Today, the 2011 graduate of the School of Journalism and current online graduate student is a Tiger who puts his entire heart into the Columbia community. And he has more than just a few things—family, work, school and running a nonprofit as a volunteer—on his plate.
When Joe Bradley was a sophomore at Mizzou, he found himself wanting do more and to serve others. He considered Mizzou and CoMo (as Columbia is lovingly referred to) home and wanted to be engaged in service in the community he loved. He quickly learned opportunities to serve were plentiful.
He began volunteering with Big Brothers Big Sisters in 2008 and, after graduating from Mizzou with a degree in magazine journalism, served as an AmeriCorps member.

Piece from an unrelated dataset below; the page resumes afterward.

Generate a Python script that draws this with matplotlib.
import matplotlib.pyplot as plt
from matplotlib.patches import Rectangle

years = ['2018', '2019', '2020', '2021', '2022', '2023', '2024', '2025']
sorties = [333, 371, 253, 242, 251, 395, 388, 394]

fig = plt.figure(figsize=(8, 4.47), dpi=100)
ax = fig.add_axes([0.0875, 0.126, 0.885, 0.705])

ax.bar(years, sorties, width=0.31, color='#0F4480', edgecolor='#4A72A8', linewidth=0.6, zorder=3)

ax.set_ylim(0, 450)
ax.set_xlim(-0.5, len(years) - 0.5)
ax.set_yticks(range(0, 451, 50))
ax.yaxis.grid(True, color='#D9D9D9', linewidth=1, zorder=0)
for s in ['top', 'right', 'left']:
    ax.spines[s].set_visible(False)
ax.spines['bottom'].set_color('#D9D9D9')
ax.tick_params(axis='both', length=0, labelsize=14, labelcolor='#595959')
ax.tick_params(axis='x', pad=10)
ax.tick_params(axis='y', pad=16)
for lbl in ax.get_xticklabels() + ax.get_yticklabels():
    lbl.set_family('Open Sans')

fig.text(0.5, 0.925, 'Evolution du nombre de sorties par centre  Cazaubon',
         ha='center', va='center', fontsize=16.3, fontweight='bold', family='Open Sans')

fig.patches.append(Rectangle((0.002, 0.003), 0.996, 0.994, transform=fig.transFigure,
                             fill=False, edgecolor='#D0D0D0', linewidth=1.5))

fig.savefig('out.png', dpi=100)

In 2014, Bradley received the phone call that would completely change his life. His Little Brother’s grandma was hoping to find a scholarship—or some type of assistance—for the $135 registration fee for her grandson to participate in youth football. Bradley promised her he would find a way. Without any scholarship opportunities available, he launched a personal fundraising effort. Through donations from friends and family, he reached the goal in less than 24 hours, and his dream was born.
Within a few months, Bradley launched the Day Dreams Foundation, a nonprofit organization aimed at eliminating financial barriers to participating in extracurricular activities. The vision of the group is to ensure that every child can fulfill his or her dream of participating in extracurricular activities without ever worrying about cost.
“I think it’s so important for kids growing up to have additional people in their lives trying to put them on the right track,” Bradley said. “Often, that person is a coach or an instructor in those extracurricular activities. I wanted to play a role in helping make sure kids in Columbia have access to participate. ”
Respect, Responsibility, Discovery and Excellence
Bradley credits Mizzou for providing him more than an education. It was here that he found his calling beyond his childhood dream of being a sports broadcaster.
“Mizzou really helped me become a well-rounded student, and I considered careers I had not originally considered,” Bradley said. “I came to Mizzou because I wanted to be a sportscaster. However, because the J-school required me to take classes from several areas, I learned a wide
variety of skills. Now I have a career in the communication field where every day I get the chance to take photos, film videos, design and write—all things I learned at Mizzou.”
When Bradley decided to go back to grad school, his passion for service and desire to help the Day Dreams Foundation lead him to choose the Truman School of Public Affairs to obtain his MPA.
“It was a no-brainer to look at Mizzou’s Truman School of Public Affairs,” Bradley said. “The school’s mid-career online program has allowed me to stay active in my work, volunteer and family life while continuing my education.”
His advice to new and current students? Pursue activities not only on campus but throughout Columbia.
“There are so many worthwhile opportunities to volunteer within this town,” Bradley said. “Being able to take classes with a service learning requirement introduces students to new organizations and brings people committed to service together in really unique ways.”